I have had 1 patient die this year and 2 patients suffer major morbidities as a direct result of their refusal of blood products. This is something most physicians will deal with on occasion. Which is why people should really understand this stuff before ever setting foot in a hospital.
This is a very clear cut case and goes to the core of medical ethics. It isn't meant to be tricky. There are no questionable factors and no ambiguity (something you generally don't have the benefit of in the real world). By the textbook, it is morally, ethically and legally wrong to give a transfusion or any other medical care to a patient that you know does not want one. You do not get to judge the patient for their decisions and impose your beliefs on them. You are obligated from a moral, ethical and legal standpoint to explain the risks and benefits of any intervention to be best of your ability and advocate for what you think would benefit the patient the most or decrease the chances of something bad would happen. But at the end of the day, autonomy is paramount.
Before interviewing you should understand the following concepts and be at least familiar with the textbook examples of each:
Autonomy
Beneficence
Non-maleficence
Justice
Respect
Honesty
+1 I recently had an MMI with a non-disclosure agreement, so I can't say anything about the actual case. The actual scenario was completely different from the one described by the OP, but the underlying ethical dilemma was still there.
There was an initial situation.

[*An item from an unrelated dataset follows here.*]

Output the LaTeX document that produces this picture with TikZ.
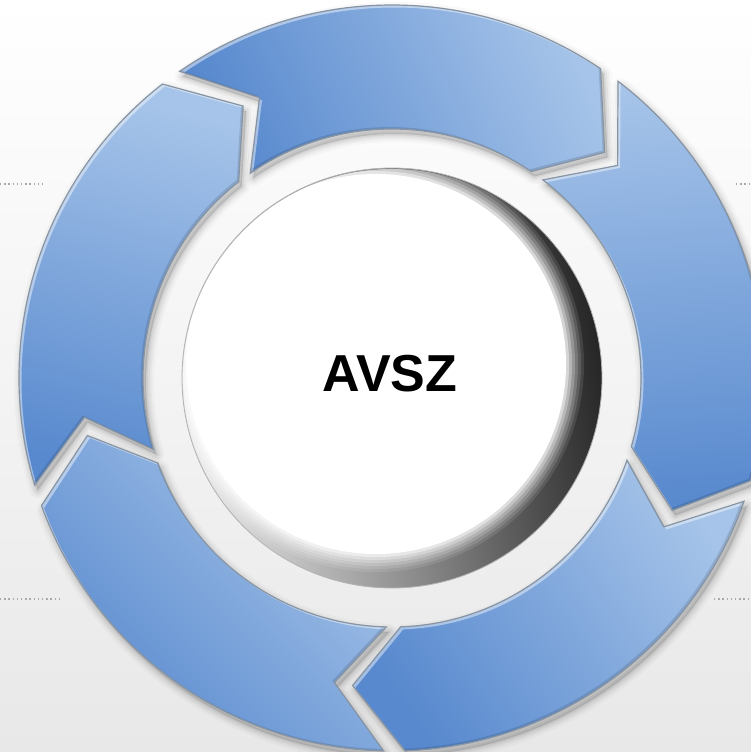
\documentclass[tikz,border=0pt]{standalone}
\usepackage{fontspec}
\setmainfont{Liberation Sans}
\definecolor{arrdark}{RGB}{88,137,206}
\definecolor{arrlight}{RGB}{166,196,233}
\definecolor{arredge}{RGB}{135,148,163}
\definecolor{dotgray}{RGB}{170,170,170}
% arrow outline, offset by (#1,#2); uses \angA (tail), \angB (head base), \angT (tip), \angN (notch)
\newcommand\arrpath[2]{([shift={({392+(#1)},{374+(#2)})}]\angA:373) arc[start angle=\angA, end angle=\angB, radius=373] -- ([shift={({392+(#1)},{374+(#2)})}]\angT:310) -- ([shift={({392+(#1)},{374+(#2)})}]\angB:249) arc[start angle=\angB, end angle=\angA, radius=249] -- ([shift={({392+(#1)},{374+(#2)})}]\angN:310) -- cycle}
\tikzset{
  dotline/.style={dotgray, line width=1.3pt, dash pattern=on 1.4pt off 2.8pt},
  arrowshade/.style={top color=arrlight, bottom color=arrdark},
  arrowedge/.style={arredge, line width=1.2pt, line join=miter},
  labeltext/.style={font=\bfseries\fontsize{52}{60}\selectfont, text=black}
}
\begin{document}
\begin{tikzpicture}[x=1pt,y=1pt]
\useasboundingbox (0,0) rectangle (751,752);
\clip (0,0) rectangle (751,752);
% background
\shade[top color=white, bottom color=black!9] (0,0) rectangle (751,752);
% dotted lines
\draw[dotline] (0,568) -- (46,568);
\draw[dotline] (736,568) -- (751,568);
\draw[dotline] (0,153) -- (62,153);
\draw[dotline] (714,153) -- (751,153);
% shadows of the arrows
\foreach \k in {0,...,4}{
  \pgfmathsetmacro\angA{124.7-72*\k}
  \pgfmathsetmacro\angB{\angA-68.7}
  \pgfmathsetmacro\angT{\angA-78}
  \pgfmathsetmacro\angN{\angA-9.4}
  \fill[black, opacity=0.12] \arrpath{3}{-5};
  \foreach \w/\o in {16/0.025, 11/0.035, 7/0.045, 3/0.06}{
    \draw[black, opacity=\o, line width=\w pt, line join=round] \arrpath{3}{-5};
  }
}
% arrows
\foreach \k/\shAng in {0/-65, 1/5, 2/-55, 3/-45, 4/-15}{
  \pgfmathsetmacro\angA{124.7-72*\k}
  \pgfmathsetmacro\angB{\angA-68.7}
  \pgfmathsetmacro\angT{\angA-78}
  \pgfmathsetmacro\angN{\angA-9.4}
  \shade[arrowshade, shading angle=\shAng] \arrpath{0}{0};
  \begin{scope}
    \clip \arrpath{0}{0};
    \fill[white, opacity=0.45, even odd rule] \arrpath{0}{0} \arrpath{2.5}{-2.5};
    \fill[black, opacity=0.12, even odd rule] \arrpath{0}{0} \arrpath{-2}{2};
  \end{scope}
  \draw[arrowedge] \arrpath{0}{0};
}
% centre disc
\coordinate (C) at (392,374);
\coordinate (W) at (376,388);
\shade[top color=black!85, middle color=black!30, bottom color=black!10, shading angle=-80] (C) circle[radius=210];
\begin{scope}
  \clip (C) circle[radius=209];
  \foreach \r/\o in {208/0.1, 205/0.13, 202/0.17, 199/0.22, 196/0.3, 193/0.45}{
    \fill[white, opacity=\o] (W) circle[radius=\r];
  }
  \fill[white] (W) circle[radius=190];
\end{scope}
\draw[black!30, line width=0.8pt] (C) circle[radius=210];
\node[labeltext] (label) at (390,378) {AVSZ};
\end{tikzpicture}
\end{document}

I was asked "what would you do if in this situation?"
The conditions were changed a little, "does this affect your answer that you gave before?"
The conditions were changed in a different way (but returned the basic situation back to the original stated) and "does this affect your answer that you originally gave?"
The ethics behind the situation were very clear cut, right/wrong from the list that was given above (Autonomy, Beneficence, Non-maleficence , Justice, Respect, Honesty). IMO, one of the secondary conditions changed the situation (power of attorney), but the other one did not (cultural differences). I think that this is ambiguous enough to fit within my NDA.
😕 If not, I can remove some of it.
I only have been on five interviews, three with MMI stations. There was only one with an ethical question posed like this. It is important to know some ethics going in, but it won't be on every interview that is experienced.